Human trafficking can be defined as “a crime that involves the exploitation of a person for labor, services, or commercial sex.”
The illegal ring of human enslavement primarily for sex acts has been a problem in the United States for quite some time. The popularity of social media combined with the ongoing stresses from the COVID-19 pandemic have only furthered the presence of human trafficking in the country.
Human enslavement has been a rampant problem often stemming from the Midwest, expanding through the rest of the country. The Midwest serves as the epicenter for trafficking endeavors for several reasons. First off, the number of federal interstates that are common make it easier to transport victims. Commerce tends to be high in areas such as St. Louis and Chicago, simplifying the traveling process of victims. The Midwest has, too, been regarded as a safe part of the country, which masks the existence of human exploitation in this part of the country.
Although servitude of humans has great linkage to the Midwest, it has an intense correlation to the Black community, specifically Black woman. According to the FBI, 53% of all children involved in juvenile prostitution arrests are Black.
This linkage stems back to the racism and oppression prevalent in US history, combined with sexualization of people of color. The Center on Poverty and Inequality generated a study to investigate this point, and found that adults generally regarded Black girls as “less innocent and more adult like than white girls.” Black women continue to be targeted, predominantly by white men. A 2012 research study found that about 85% of people who purchased sex online were white men.
These prejudices impact perpetrator motives, as they are statistically more likely to go after Black girls/ women. A two-year review of alleged enslavement occurrences found that 40% of sex trafficking victims were Black women.
The pandemic and the rise of social media, too, has played its factor in the rise of human subjugation. With many individuals suffering from economic and social deficiencies, trafficking systems have grown exponentially. The victims tend to be vulnerable, often children, in search of some form of attention. Victims often are coerced into enslavement with false promises of jobs or stability.
The growing commonness of human trafficking in the US is alarming and must come to a stop. One of the key problems that prevents victims from being identified is that they often do not believe they are victims. Victims cannot comprehend or see what they’re going through to be considered exploitation, as they often form trauma bonds with their abusers, are hidden in plain sight.
Common signs that can help us identify human trafficking:
- Physically appearing malnourished
- Physical injuries
- Avoidance of eye contact, social communication; primarily with law enforcement
- Rehearsed replies in social communication
- Lack of identification documents
- Staying at hotels/motels with older males
- Victims refer to males as boyfriend or “daddy” – street slang for pimp
- Young children serving in family restaurants
- Individual not allowed in public alone, often spoken for
Trafficking cases continue to grow in numbers, with victims regularly becoming younger and younger. A North Carolina woman was recently sentenced to over 19 years in prison for sex trafficking a 13-year-old girl. This NC proceeding provides insight into common patterns that occur in human enslavement circumstances. It highlights the dominance of social media used in trafficking acts, the susceptibility that victims face and how perpetrators are typically somewhat close to victims.

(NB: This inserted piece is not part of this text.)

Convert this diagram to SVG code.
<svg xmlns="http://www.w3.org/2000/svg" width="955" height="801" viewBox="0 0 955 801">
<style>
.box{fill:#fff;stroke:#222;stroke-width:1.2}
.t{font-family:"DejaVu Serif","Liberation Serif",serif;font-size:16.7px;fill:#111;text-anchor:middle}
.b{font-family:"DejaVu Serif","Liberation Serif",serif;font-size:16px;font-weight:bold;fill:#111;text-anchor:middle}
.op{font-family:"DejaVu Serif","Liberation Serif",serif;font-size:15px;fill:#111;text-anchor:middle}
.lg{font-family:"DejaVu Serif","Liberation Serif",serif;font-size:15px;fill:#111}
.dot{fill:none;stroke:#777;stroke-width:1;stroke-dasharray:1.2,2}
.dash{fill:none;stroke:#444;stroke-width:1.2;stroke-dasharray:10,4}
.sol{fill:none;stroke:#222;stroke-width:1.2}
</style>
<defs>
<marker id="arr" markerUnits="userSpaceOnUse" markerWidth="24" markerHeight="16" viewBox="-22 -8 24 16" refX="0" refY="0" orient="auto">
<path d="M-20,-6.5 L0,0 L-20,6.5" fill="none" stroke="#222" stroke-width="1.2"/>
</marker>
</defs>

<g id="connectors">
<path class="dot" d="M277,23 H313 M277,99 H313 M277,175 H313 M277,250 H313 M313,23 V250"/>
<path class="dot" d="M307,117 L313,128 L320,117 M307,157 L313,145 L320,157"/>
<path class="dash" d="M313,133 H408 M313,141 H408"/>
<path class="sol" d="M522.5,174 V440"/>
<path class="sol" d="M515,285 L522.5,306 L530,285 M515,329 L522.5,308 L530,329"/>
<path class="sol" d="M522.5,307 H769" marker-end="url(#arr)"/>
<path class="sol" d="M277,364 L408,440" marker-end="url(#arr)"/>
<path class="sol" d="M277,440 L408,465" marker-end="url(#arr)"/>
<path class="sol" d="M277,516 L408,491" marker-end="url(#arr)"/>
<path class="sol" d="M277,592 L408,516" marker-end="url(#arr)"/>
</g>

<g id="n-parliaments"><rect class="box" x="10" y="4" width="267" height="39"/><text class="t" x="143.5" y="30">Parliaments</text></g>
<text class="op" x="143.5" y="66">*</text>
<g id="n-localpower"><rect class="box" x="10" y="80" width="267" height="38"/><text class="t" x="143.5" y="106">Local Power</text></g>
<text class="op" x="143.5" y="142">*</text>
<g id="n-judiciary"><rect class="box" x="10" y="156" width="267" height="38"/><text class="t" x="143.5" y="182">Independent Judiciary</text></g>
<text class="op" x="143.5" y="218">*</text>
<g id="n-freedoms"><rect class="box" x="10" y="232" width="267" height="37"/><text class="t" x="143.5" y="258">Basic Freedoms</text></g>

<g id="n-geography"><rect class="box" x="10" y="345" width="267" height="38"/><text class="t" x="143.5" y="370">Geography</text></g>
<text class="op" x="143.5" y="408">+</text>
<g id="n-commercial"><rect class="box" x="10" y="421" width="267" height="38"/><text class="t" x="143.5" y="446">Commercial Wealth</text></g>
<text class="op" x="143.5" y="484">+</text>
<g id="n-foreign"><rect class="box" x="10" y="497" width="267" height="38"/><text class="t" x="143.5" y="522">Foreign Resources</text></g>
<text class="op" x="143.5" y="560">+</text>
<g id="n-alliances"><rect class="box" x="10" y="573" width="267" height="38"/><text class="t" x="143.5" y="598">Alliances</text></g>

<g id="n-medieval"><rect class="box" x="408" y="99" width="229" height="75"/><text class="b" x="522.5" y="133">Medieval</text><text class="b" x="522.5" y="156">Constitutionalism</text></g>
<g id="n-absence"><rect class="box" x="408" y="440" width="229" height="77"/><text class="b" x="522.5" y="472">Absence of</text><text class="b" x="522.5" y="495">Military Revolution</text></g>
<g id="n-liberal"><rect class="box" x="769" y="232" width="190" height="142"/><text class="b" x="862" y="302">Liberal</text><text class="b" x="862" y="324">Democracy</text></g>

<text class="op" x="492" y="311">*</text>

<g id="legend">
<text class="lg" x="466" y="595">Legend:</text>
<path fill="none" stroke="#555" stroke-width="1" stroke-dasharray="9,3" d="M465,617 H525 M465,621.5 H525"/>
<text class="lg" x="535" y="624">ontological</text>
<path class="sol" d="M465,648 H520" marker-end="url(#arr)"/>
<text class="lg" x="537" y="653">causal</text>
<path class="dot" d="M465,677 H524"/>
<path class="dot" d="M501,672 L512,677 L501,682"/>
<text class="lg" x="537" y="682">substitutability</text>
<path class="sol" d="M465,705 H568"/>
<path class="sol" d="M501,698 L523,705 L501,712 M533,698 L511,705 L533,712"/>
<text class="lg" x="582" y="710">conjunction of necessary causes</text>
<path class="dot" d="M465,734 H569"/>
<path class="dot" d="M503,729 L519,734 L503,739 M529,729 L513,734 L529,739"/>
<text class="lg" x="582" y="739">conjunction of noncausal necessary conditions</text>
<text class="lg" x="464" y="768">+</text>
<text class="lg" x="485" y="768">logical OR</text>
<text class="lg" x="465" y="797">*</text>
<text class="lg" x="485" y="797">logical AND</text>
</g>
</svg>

Authorities were made aware of this case on January 1, 2020, when a 23-year-old girl was a believed victim of sex trafficking. They were able to uncover that from December 2 to the 25 of 2019, Simone McIllwain had been sex-trafficking the young girl in the Charlotte area.
The girl met McIllwain through a shared relationship, when McIllwain started advertising the girl online for commercial sex. She arranged that the 13-year-old girl would perform sex acts in her own hotel room, while she obtained segments of the profits.
She pleaded guilty of sex trafficking of a minor in April 2021, when she was placed in federal custody. Now, she has been sentenced to 235 months in federal prison and 20 years of supervised release.